La tour Triangle imaginée à la porte de Versailles devrait monter jusqu’à 180 mètres. A quoi va servir cette tour ? Triangle comportera 80 000 m2 de bureaux, Rien d’autre que des bureaucrates. Pas de logements, pas de commerces, pas d’espace vert à portée des yeux. Les avis divergent sur ce projet. Les Verts en appellent à une « ville plus basse et plus apaisée »*.
Anne Hidalgo, la maire de Paris, se retranche derrière une conception tronquée de la démocratie qui serait « recherche de l’intérêt commun » contre « pratiques tacticiennes » : « Seul un discours émancipé des considérations d’appareil et de pouvoir peut faire advenir une décision authentiquement démocratique. »** Ce qui veut dire pour elle de raisonner uniquement sur des potentialités en matière d’emploi, l’arrivée d’un investissement privé de 500 millions d’euros et une « très grande qualité architecturale ». Mais l’emploi n’est que fantasme, Paris est déjà suréquipé en bureaux.

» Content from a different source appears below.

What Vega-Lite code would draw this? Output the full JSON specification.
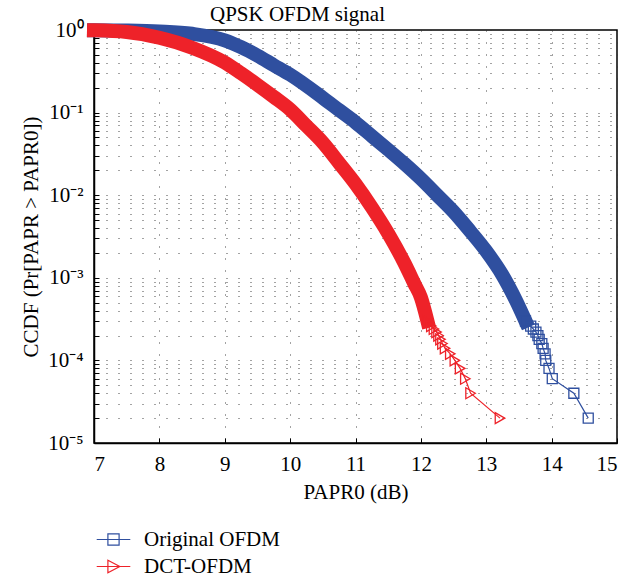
{
  "$schema": "https://vega.github.io/schema/vega-lite/v6.json",
  "width": 523,
  "height": 413,
  "autosize": {"type": "none"},
  "padding": {"left": 94, "top": 30, "right": 26, "bottom": 141},
  "background": "white",
  "config": {
    "font": "Liberation Serif",
    "view": {"stroke": "black", "strokeWidth": 1.5},
    "axis": {
      "domainColor": "black",
      "domainWidth": 1.5,
      "tickColor": "black",
      "tickSize": -5,
      "labelFont": "Liberation Serif",
      "labelFontSize": 21,
      "labelColor": "black",
      "titleFont": "Liberation Serif",
      "titleFontSize": 21,
      "titleFontWeight": "normal",
      "titleColor": "black",
      "grid": true,
      "gridColor": "#333333",
      "gridDash": [1, 11],
      "gridWidth": 1,
      "gridOpacity": 0.9
    }
  },
  "title": {"text": "QPSK OFDM signal", "fontSize": 21, "fontWeight": "normal", "font": "Liberation Serif", "color": "black", "offset": 7, "dy": 13, "dx": -58},
  "datasets": {
    "ccdf": [
      {"series": "Original OFDM", "papr": 7.0, "ccdf": 0.995},
      {"series": "Original OFDM", "papr": 7.5, "ccdf": 0.986},
      {"series": "Original OFDM", "papr": 8.0, "ccdf": 0.96},
      {"series": "Original OFDM", "papr": 8.5, "ccdf": 0.9},
      {"series": "Original OFDM", "papr": 9.0, "ccdf": 0.75},
      {"series": "Original OFDM", "papr": 9.25, "ccdf": 0.62},
      {"series": "Original OFDM", "papr": 9.5, "ccdf": 0.49},
      {"series": "Original OFDM", "papr": 9.75, "ccdf": 0.375},
      {"series": "Original OFDM", "papr": 10.0, "ccdf": 0.288},
      {"series": "Original OFDM", "papr": 10.5, "ccdf": 0.151},
      {"series": "Original OFDM", "papr": 10.75, "ccdf": 0.107},
      {"series": "Original OFDM", "papr": 11.0, "ccdf": 0.076},
      {"series": "Original OFDM", "papr": 11.25, "ccdf": 0.052},
      {"series": "Original OFDM", "papr": 11.5, "ccdf": 0.0355},
      {"series": "Original OFDM", "papr": 11.75, "ccdf": 0.024},
      {"series": "Original OFDM", "papr": 12.0, "ccdf": 0.0158},
      {"series": "Original OFDM", "papr": 12.25, "ccdf": 0.01},
      {"series": "Original OFDM", "papr": 12.5, "ccdf": 0.0063},
      {"series": "Original OFDM", "papr": 12.75, "ccdf": 0.0037},
      {"series": "Original OFDM", "papr": 13.0, "ccdf": 0.0021},
      {"series": "Original OFDM", "papr": 13.25, "ccdf": 0.00107},
      {"series": "Original OFDM", "papr": 13.45, "ccdf": 0.00054},
      {"series": "Original OFDM", "papr": 13.6, "ccdf": 0.0003},
      {"series": "Original OFDM", "papr": 13.68, "ccdf": 0.00026},
      {"series": "Original OFDM", "papr": 13.72, "ccdf": 0.00024},
      {"series": "Original OFDM", "papr": 13.76, "ccdf": 0.00022},
      {"series": "Original OFDM", "papr": 13.79, "ccdf": 0.0002},
      {"series": "Original OFDM", "papr": 13.81, "ccdf": 0.00018},
      {"series": "Original OFDM", "papr": 13.85, "ccdf": 0.00016},
      {"series": "Original OFDM", "papr": 13.87, "ccdf": 0.00014},
      {"series": "Original OFDM", "papr": 13.9, "ccdf": 0.00012},
      {"series": "Original OFDM", "papr": 13.91, "ccdf": 0.0001},
      {"series": "Original OFDM", "papr": 13.96, "ccdf": 0.00008},
      {"series": "Original OFDM", "papr": 14.01, "ccdf": 0.00006},
      {"series": "Original OFDM", "papr": 14.34, "ccdf": 0.00004},
      {"series": "Original OFDM", "papr": 14.56, "ccdf": 0.00002},
      {"series": "DCT-OFDM", "papr": 7.0, "ccdf": 0.99},
      {"series": "DCT-OFDM", "papr": 7.5, "ccdf": 0.946},
      {"series": "DCT-OFDM", "papr": 8.0, "ccdf": 0.805},
      {"series": "DCT-OFDM", "papr": 8.5, "ccdf": 0.611},
      {"series": "DCT-OFDM", "papr": 9.0, "ccdf": 0.404},
      {"series": "DCT-OFDM", "papr": 9.25, "ccdf": 0.299},
      {"series": "DCT-OFDM", "papr": 9.5, "ccdf": 0.217},
      {"series": "DCT-OFDM", "papr": 9.75, "ccdf": 0.155},
      {"series": "DCT-OFDM", "papr": 10.0, "ccdf": 0.109},
      {"series": "DCT-OFDM", "papr": 10.25, "ccdf": 0.069},
      {"series": "DCT-OFDM", "papr": 10.5, "ccdf": 0.0433},
      {"series": "DCT-OFDM", "papr": 10.75, "ccdf": 0.0245},
      {"series": "DCT-OFDM", "papr": 11.0, "ccdf": 0.0137},
      {"series": "DCT-OFDM", "papr": 11.25, "ccdf": 0.0071},
      {"series": "DCT-OFDM", "papr": 11.5, "ccdf": 0.00344},
      {"series": "DCT-OFDM", "papr": 11.75, "ccdf": 0.0015},
      {"series": "DCT-OFDM", "papr": 11.9, "ccdf": 0.00085},
      {"series": "DCT-OFDM", "papr": 12.0, "ccdf": 0.00058},
      {"series": "DCT-OFDM", "papr": 12.1, "ccdf": 0.0003},
      {"series": "DCT-OFDM", "papr": 12.16, "ccdf": 0.00026},
      {"series": "DCT-OFDM", "papr": 12.2, "ccdf": 0.00024},
      {"series": "DCT-OFDM", "papr": 12.24, "ccdf": 0.00022},
      {"series": "DCT-OFDM", "papr": 12.27, "ccdf": 0.0002},
      {"series": "DCT-OFDM", "papr": 12.3, "ccdf": 0.00018},
      {"series": "DCT-OFDM", "papr": 12.33, "ccdf": 0.00016},
      {"series": "DCT-OFDM", "papr": 12.37, "ccdf": 0.00014},
      {"series": "DCT-OFDM", "papr": 12.45, "ccdf": 0.00012},
      {"series": "DCT-OFDM", "papr": 12.52, "ccdf": 0.0001},
      {"series": "DCT-OFDM", "papr": 12.6, "ccdf": 0.00008},
      {"series": "DCT-OFDM", "papr": 12.68, "ccdf": 0.00006},
      {"series": "DCT-OFDM", "papr": 12.76, "ccdf": 0.00004},
      {"series": "DCT-OFDM", "papr": 13.21, "ccdf": 0.00002}
    ]
  },
  "data": {"name": "ccdf"},
  "encoding": {
    "x": {
      "field": "papr",
      "type": "quantitative",
      "scale": {"domain": [7, 15], "nice": false, "zero": false},
      "axis": {"title": "PAPR0 (dB)", "values": [7, 8, 9, 10, 11, 12, 13, 14, 15], "labelPadding": 15, "titlePadding": 7}
    },
    "y": {
      "field": "ccdf",
      "type": "quantitative",
      "scale": {"type": "log", "domain": [0.00001, 1], "nice": false},
      "axis": {
        "title": "CCDF (Pr[PAPR > PAPR0])",
        "titlePadding": 6,
        "labelPadding": 16,
        "labelOverlap": false,
        "values": [0.00001, 0.00002, 0.00003, 0.00004, 0.00005, 0.00006, 0.00007, 0.00008, 0.00009, 0.0001, 0.0002, 0.0003, 0.0004, 0.0005, 0.0006, 0.0007, 0.0008, 0.0009, 0.001, 0.002, 0.003, 0.004, 0.005, 0.006, 0.007, 0.008, 0.009, 0.01, 0.02, 0.03, 0.04, 0.05, 0.06, 0.07, 0.08, 0.09, 0.1, 0.2, 0.3, 0.4, 0.5, 0.6, 0.7, 0.8, 0.9, 1],
        "labelExpr": "abs(log(datum.value)/LN10 - round(log(datum.value)/LN10)) < 1e-6 ? '10' + ['⁰','⁻¹','⁻²','⁻³','⁻⁴','⁻⁵'][-round(log(datum.value)/LN10)] : ''"
      }
    },
    "color": {
      "field": "series",
      "type": "nominal",
      "scale": {"domain": ["Original OFDM", "DCT-OFDM"], "range": ["#2f4f9f", "#ee2229"]},
      "legend": {
        "title": null,
        "orient": "none",
        "legendX": 9,
        "legendY": 499,
        "direction": "vertical",
        "labelFont": "Liberation Serif",
        "labelFontSize": 21,
        "labelColor": "black",
        "symbolSize": 196,
        "symbolStrokeWidth": 1.2,
        "labelOffset": 20,
        "rowPadding": 5,
        "encode": {
          "symbols": {
            "update": {
              "shape": {"signal": "datum.value === 'Original OFDM' ? 'M-2.4,0H2.4M-0.8,-0.8H0.8V0.8H-0.8Z' : 'M-2.4,0H2.4M-0.8,-0.9L0.9,0L-0.8,0.9Z'"},
              "fill": {"value": "transparent"},
              "strokeWidth": {"value": 1.2}
            }
          }
        }
      }
    }
  },
  "layer": [
    {
      "transform": [{"filter": "datum.series === 'Original OFDM' && datum.ccdf >= 0.0003"}],
      "mark": {"type": "line", "strokeWidth": 14, "strokeCap": "square", "strokeJoin": "round", "interpolate": "monotone", "clip": false}
    },
    {
      "transform": [{"filter": "datum.series === 'Original OFDM' && datum.ccdf <= 0.0003"}],
      "mark": {"type": "line", "strokeWidth": 1.2, "clip": false}
    },
    {
      "transform": [{"filter": "datum.series === 'Original OFDM' && datum.ccdf <= 0.0003"}],
      "mark": {"type": "point", "shape": "square", "filled": false, "size": 100, "strokeWidth": 1.3, "opacity": 1, "clip": false}
    },
    {
      "transform": [{"filter": "datum.series === 'DCT-OFDM' && datum.ccdf >= 0.0003"}],
      "mark": {"type": "line", "strokeWidth": 14, "strokeCap": "square", "strokeJoin": "round", "interpolate": "monotone", "clip": false}
    },
    {
      "transform": [{"filter": "datum.series === 'DCT-OFDM' && datum.ccdf <= 0.0003"}],
      "mark": {"type": "line", "strokeWidth": 1.2, "clip": false}
    },
    {
      "transform": [{"filter": "datum.series === 'DCT-OFDM' && datum.ccdf <= 0.0003"}],
      "mark": {"type": "point", "shape": "triangle-right", "filled": false, "size": 120, "strokeWidth": 1.3, "opacity": 1, "clip": false}
    }
  ]
}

Quant aux capitaux privés, il est vraiment paradoxal que ce soit le PS et le PCF qui militent pour une tour de promoteurs ! Quant au goût des architectes pour de grandioses projets inutiles qui ne satisfont que leur ego de créateurs, il faut être un politique des années 1960 pour y croire encore.
La tour Triangle pourrait être beaucoup plus haute, comme la Burj Khalifa à 828 mètres, la Kingdom Tower en construction (prévue pour atteindre 1000 mètres) ou dépasser sa concurrente à Paris, la Tour Montparnasse qui culmine à 210 mètres. Mais elle pourrait aussi être beaucoup plus basse, à 37 mètres, hauteur standard de la Lutèce moderne. Ou bien encore rester au niveau de la terre, un étage au maximum. Constatons d’ailleurs que les architectes habitent de préférence au rez-de-chaussée, avec vue sur le jardin. De toute façon l’avenir des villes ne sera durable que s’il est accompagné d’une désurbanisation maîtrisée pour préparer la nécessaire relocalisation des activités dans un contexte probable de chocs énergétiques et climatiques. La tâche du futur maire de Paris sera de faire naître une agriculture urbaine, d’inciter chacun à avoir son poulailler et de permettre à tous de composter ses déchets dans le bac au coin de la rue. Le futur de Paris ne reposera pas sur la multiplication des tours, nous devrons revenir à une ville à taille humaine, écologiquement compatible si c’est encore possible… quand il y a des banlieues tentaculaires. Ah, «le grand Paris » !
* LE MONDE du 22 novembre 2014, Pas de quartier pour la tour
* LE MONDE du 22 novembre 2014, Ne renonçons pas à la tour Triangle !
de la part d’un correspondant, Didier Barthès :
Cette Tour Triangle concentre à elle seule tout le contraire de ce qu’il faut faire. Du verre et du béton pour ressembler à tous les buildings de la planète, sans un gramme de coquetterie, c’est un caprice d’architecte qui cherche avant tout l’originalité. Mais une tour n’est pas faite pour son architecte.
Il faudrait au contraire faire des immeubles bas, en pierre (c’est quand même infiniment plus noble) et sans immenses verrières victimes de salissures qu’il faut encore et encore nettoyer avec moult détergent. Doit-on aussi parler des frais de climatisation inhérents à ce genre de bâtiments ? Et puis une tour qui s’amincit vers le haut c’est la meilleure façon de perdre de l’espace.
Certains envisagent de mettre des arbres sur les toits (ou des tomates ou un peu de verdure). Pas de chance, avec une tour en forme de pyramide ça va nous faire un toit en forme d’épingle, pas très pratique pour planter quelque chose. Bref l’un des projets les plus inutiles qui soient (d’autant que des bureaux vident existent à Paris).
Et si on abandonnait se projet ? Si l’on mettait quelques arbres ? On pourrait d’ailleurs faire la même chose pour l’Ile Seguin. Comme ce serait beau de ne rien dépenser et de laisser l’île se faire reconquérir par la nature, laisser les plantes et les animaux les mieux adaptés s’y installer.
Voilà qui serait un signal pour aller dans la bonne direction. Mais non, nous préférons le verre et le béton. Paris ressemblera aux plus laides et aux plus inhumaines métropoles du monde avant que la Terre entière ne soit ainsi recouverte, au nom de la croissance et d’un modernisme mal compris.